K-means Iterative Fisher (KIF) unsupervised clustering algorithm applied to image texture segmentation

David A Clausi

Published 2002 in Pattern Recognition

ABSTRACT

Abstract The K-means Iterative Fisher (KIF) algorithm is a robust, unsupervised clustering algorithm applied here to the problem of image texture segmentation. The KIF algorithm involves two steps. First, K-means is applied. Second, the K-means class assignments are used to estimate parameters required for a Fisher linear discriminant (FLD). The FLD is applied iteratively to improve the solution. This combined K-means and iterative FLD is referred to as the KIF algorithm. Two KIF implementations are presented: a mixture resolving approach is extended to an unsupervised binary hierarchical approach.

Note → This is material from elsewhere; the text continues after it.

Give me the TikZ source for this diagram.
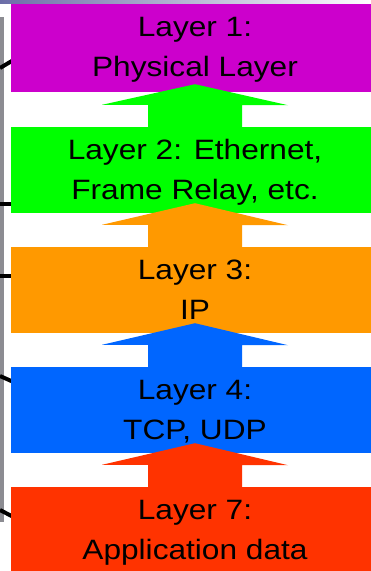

The same binary hierarchical KIF algorithm is used to properly segment images even though the number of classes, the class spatial boundaries, and the number of samples per class vary. The binary hierarchical KIF algorithm is fully unsupervised, requires no a priori knowledge of the number of classes, is a non-parametric solution, and is computationally efficient compared to other methods used for clustering in image texture segmentation solutions. This unsupervised methodology is demonstrated to be an improvement over other published texture segmentation results using a wide variety of test imagery. Gabor filters and co-occurrence probabilities are used as texture features.